I send you here a list of all
The company who graced the ball
Last Thursday night at Basingstoke;
There were but six and thirty folk,
Altho' the Evening was so fine.
First then, the couple from the Vine;
Next, Squire Hicks and his fair spouse—
They came from Mr. Bramston's house,
With Madam and her maiden Sister;
(Had she been absent, who'd have missed her?).
Jane, it seems, did not come by her wicked wit unnaturally.
While it cannot reasonably be claimed that Jane Austen had an unhappy life, it was a life that contained, perhaps, more than its share of disappointments. Spirited and sunny as they are, her novels frequently reflect this fact.
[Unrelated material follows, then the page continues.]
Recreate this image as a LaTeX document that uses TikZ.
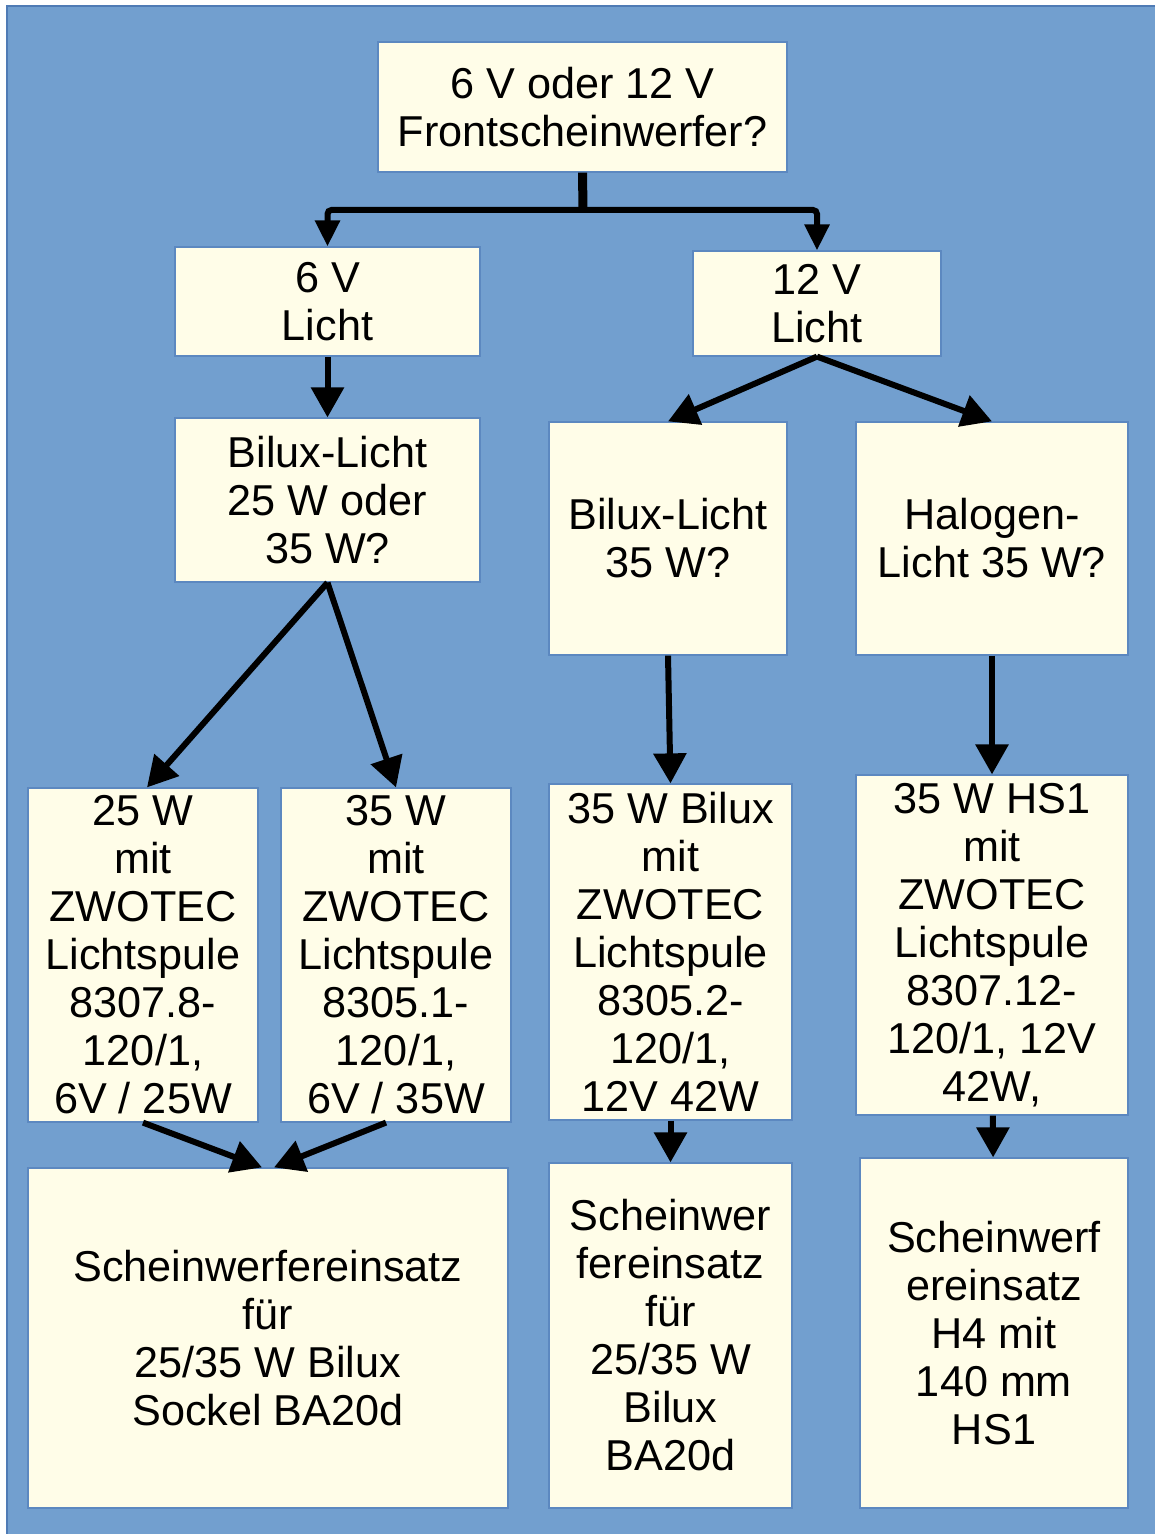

As an astute Victorian novelist, Julia Kavanagh, wrote about Austen, “If we look into the shrewdness and quiet satire of her stories, we shall find a much keener sense of disappointment than joy fulfilled. Sometimes we find more than disappointment.” Yet Austen accepted that disappointment with the stoicism and tough humor that her family had always endorsed. As a result she has traditionally been an impressive, moving figure but rather an intangible one. In Tomalin's words,
She made no claims for herself, for a room of her own, for a place among the English novelists; even her appearance, as we have seen, is hard to visualise at all precisely. The family march towards us, brightly lit in their uniforms or sober in clerical black, surrounded by their children, worrying about wills, installed in fine houses; she is as elusive as a cloud in the night sky.
As Lord David Cecil put it, Jane Austen remains “as no doubt she would have wished—not an intimate but an acquaintance.” Yet it must be said that in this intelligent biography Claire Tomalin has succeeded in bringing her a little closer to us, and a little more clearly into focus.